La psychologie française dans l’impasse
Publié en ligne le 6 février 2018Du positivisme de Piéron au personnalisme de Fraisse
Françoise Parot
Éditions Matériologiques, 2017, 294 pages, 24 €

Françoise Parot est professeur émérite d’histoire et d’épistémologie de la psychologie à l’université Paris Descartes. Son ouvrage est du plus haut intérêt pour celui qui s’intéresse aux débuts de la psychologie universitaire en France. Elle a réalisé un très minutieux travail d’archiviste pour les écrits de Paul Fraisse (la liste de ces documents fait ici trente pages). Elle présente beaucoup de détails sur les carrières de Ribot, Piéron, Janet, Binet, Meyerson, Lagache et le philosophe Emmanuel Mounier, fondateur de la revue Esprit. On en apprend beaucoup sur les réseaux de relations et les compromissions qui font des carrières académiques. Le contenu du livre correspond au sous-titre : il y est avant tout question de Piéron, le fondateur de l’Institut de psychologie de l’université de Paris en 1921, et de la double vie intellectuelle de Fraisse : à la fois catholique militant, vivant dans la communauté « personnaliste » avec Mounier, et psychologue expérimentaliste « positiviste » dans son laboratoire.
Françoise Parot n’envisage guère l’ensemble de la psychologie française : elle parle peu de Wallon, quasiment pas de Zazzo et pas du tout d’autres nombreux psychologues qui ont fait avancer la psychologie scientifique en France. L’impasse dont il est question dans le titre est le conflit, virulent et permanent en France, entre la psychologie scientifique et les psychologies philosophiques et psychanalytiques. De façon plus générale, l’impasse concerne l’existence même de la psychologie scientifique, discipline qualifiée d’incapable de « tenir compte de la part des valeurs et des choix subjectifs, qui sont singuliers et infiniment variables et labiles » (p. 241).
Françoise Parot ne croit guère à l’intérêt de la psychologie expérimentale. Elle adhère à cette célèbre critique de George Canguilhelm : les comportements étudiés en laboratoire sont « pathologiques » (p. 240). Ce n’est évidemment pas l’avis des milliers de psychologues qui, à travers le monde, pensent que les comportements dans un laboratoire peuvent certes être différents de ceux dans des milieux dits « naturels », mais que les observations réalisées dans chacun de ces environnements sont instructives et complémentaires, le laboratoire présentant l’avantage d’une meilleure identification de variables en jeu.
Se fondant sur la thèse que « la psychologie est radicalement chargée de valeurs » (p. 15), F. Parot conclut : « les valeurs qui la “chargent” l’exposent aux variations des systèmes de valeurs, aux variations culturelles.
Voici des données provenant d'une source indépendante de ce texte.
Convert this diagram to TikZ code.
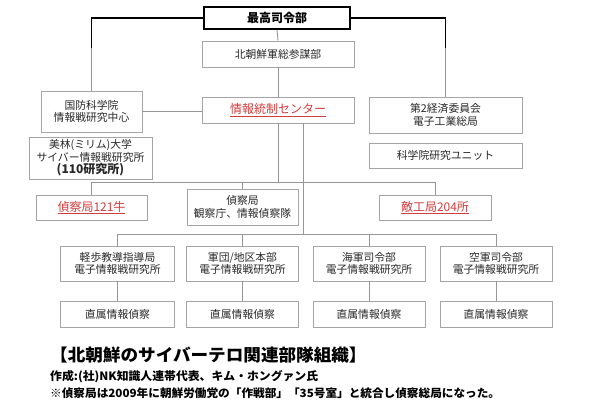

Et à sa disparition » (p. 15). D’autre part, selon elle, « aujourd’hui, la psychologie scientifique est lentement absorbée par les différentes neurosciences » (p. 15), alors que celles-ci ne sont nullement en mesure d’expliquer les comportements concrets. F. Parot montre que, suite au succès de la psychanalyse, dont « la France est devenue une terre d’élection », « la psychologie est à présent partout, mais pour finir, comme science, elle n’est nulle part » (p. 183). Enfin, elle estime qu’en l’absence d’une « métapsycholinguistique » cohérente, la psychologie reste à faire (p. 224s). À ses yeux, le bilan de la psychologie, pas seulement en France, est catastrophique et apparaît quasi sans espoir : « Les problèmes se résument à une impossibilité de faire des progrès en psychologie plus qu’en philosophie » (p. 216). L’ouvrage, qui sera un régal pour les détracteurs de la psychologie, m’a déçu par son extrême pessimisme pour ma discipline.